Songs of the Year 2007

by Neil Evans
 
Chances are there will be no more good music released in 2007 so we will now try to offend you with our year end list of the songs we liked the most this year. While these certainly aren't the songs that sold the most records, received the most radio air play or got the most press on lame hipster blogs. These are songs that can be backed up with musical arguments, not just bullshit conjecture. We're keeping it short because most songs sucked this year. Enjoy.

#5 Foo Fighters - The Pretender
A great rock track from a band that I could care less about. What elevates the song past anything Nickelback or Daughtry released this year is a full throttle beat and driving chorus with a somewhat haunting cello melody weaving throughout.

#4 Justin Timberlake feat. T.I. - My Love
Probably the best of the twenty singles released from JT's overrated album. Classic Timbaland beat (which got recycled about four times this year: Bobby Valentino "Anonymous", Omarion "Ice Box") and the obvious hot rapper du jour cameo (T.I.) makes is a smash.

#3 Rhianna feat. Jay-Z - Umbrella
The summer jam of the year. Heavily covered and annoyingly quoted, but the hook is tight and auto-tune never sounded better. Plus, I love that the umbrella/vagina/sex metaphor went totally ignored by basically everyone. Ooh baby it's raining!

#2 Kanye West - Can't Tell Me Nothing/Stronger/Good Life
Kanye should probably be number one but I already gave him the best album and I couldn't pick just one single. Good Life is my overall favorite, but Stronger is a club banger and Can't Tell Me Nothing is a street anthem. Whatever your favorite, Kanye brought the heat this year and he better get some awards this year or he can rightfully shove some Grammy's up the Academy's ass.

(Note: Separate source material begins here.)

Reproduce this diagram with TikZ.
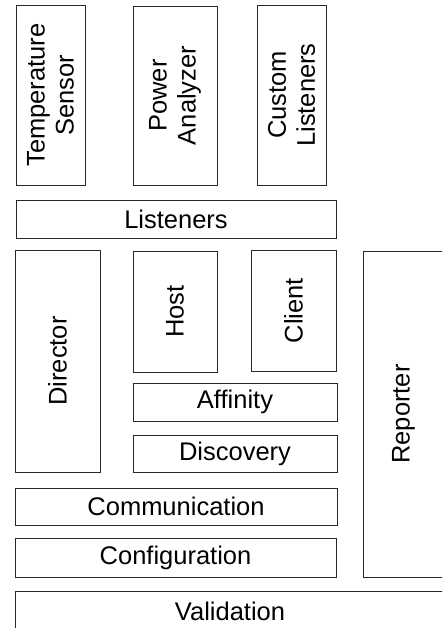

#1 Fall Out Boy - The Take Over, The Break's Over
Odd choice? Maybe. You see, I hate almost everything about FOB except their music and in a scene where style is more important than substance, actual skill can be overlooked (in the studio and songwriting, not live; I am not deaf or insane). The song is pop perfection with soaring melodies, a hard enough chorus and a bridge that screams classic Elvis Costello. Masterfully produced, the track is accented with piano in all the right places and I really don't care that what Patrick Stump is singing about is unintelligible and unimportant. Stump is the band and that's fine with me.